| WHAT TO DO |
Retype, exactly as they stand, the lines from the start of the data to the line that contains "import numpy as np", both ends included. Leave the pictures out.

┌────────

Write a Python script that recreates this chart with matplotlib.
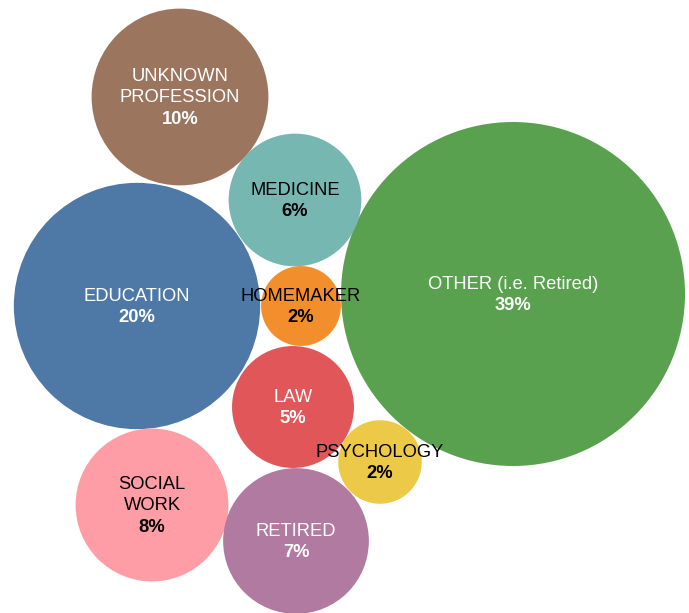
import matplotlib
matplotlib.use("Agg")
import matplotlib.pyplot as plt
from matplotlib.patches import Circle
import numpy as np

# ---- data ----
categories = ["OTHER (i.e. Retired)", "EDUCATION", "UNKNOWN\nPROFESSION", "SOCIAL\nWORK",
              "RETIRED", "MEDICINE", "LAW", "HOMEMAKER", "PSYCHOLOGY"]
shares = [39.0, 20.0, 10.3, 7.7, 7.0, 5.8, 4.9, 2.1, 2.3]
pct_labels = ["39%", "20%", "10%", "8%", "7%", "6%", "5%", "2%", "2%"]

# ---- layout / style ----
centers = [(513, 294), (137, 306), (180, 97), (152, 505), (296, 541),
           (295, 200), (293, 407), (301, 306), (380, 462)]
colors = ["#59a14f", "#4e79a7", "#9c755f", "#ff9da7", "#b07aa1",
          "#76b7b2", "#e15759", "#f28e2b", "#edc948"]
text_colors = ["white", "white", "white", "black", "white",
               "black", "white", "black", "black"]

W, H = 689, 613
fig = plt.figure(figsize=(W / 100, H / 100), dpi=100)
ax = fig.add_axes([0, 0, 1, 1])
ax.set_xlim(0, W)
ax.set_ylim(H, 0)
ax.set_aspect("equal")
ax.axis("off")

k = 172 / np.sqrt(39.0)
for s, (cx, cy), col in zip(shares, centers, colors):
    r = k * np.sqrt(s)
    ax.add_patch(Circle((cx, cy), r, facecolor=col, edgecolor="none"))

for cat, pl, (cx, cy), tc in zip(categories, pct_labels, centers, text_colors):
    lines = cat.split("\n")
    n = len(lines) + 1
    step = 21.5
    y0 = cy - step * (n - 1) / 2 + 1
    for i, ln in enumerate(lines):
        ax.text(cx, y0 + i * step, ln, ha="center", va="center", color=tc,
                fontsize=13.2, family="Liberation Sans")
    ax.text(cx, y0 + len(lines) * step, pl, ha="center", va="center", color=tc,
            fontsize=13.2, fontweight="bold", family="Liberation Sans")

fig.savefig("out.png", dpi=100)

└────────

| RESPONSE TO THE TASK |
Write a Python script that recreates this chart with matplotlib.
import matplotlib
matplotlib.use("Agg")
import matplotlib.pyplot as plt
from matplotlib.patches import Circle
import numpy as np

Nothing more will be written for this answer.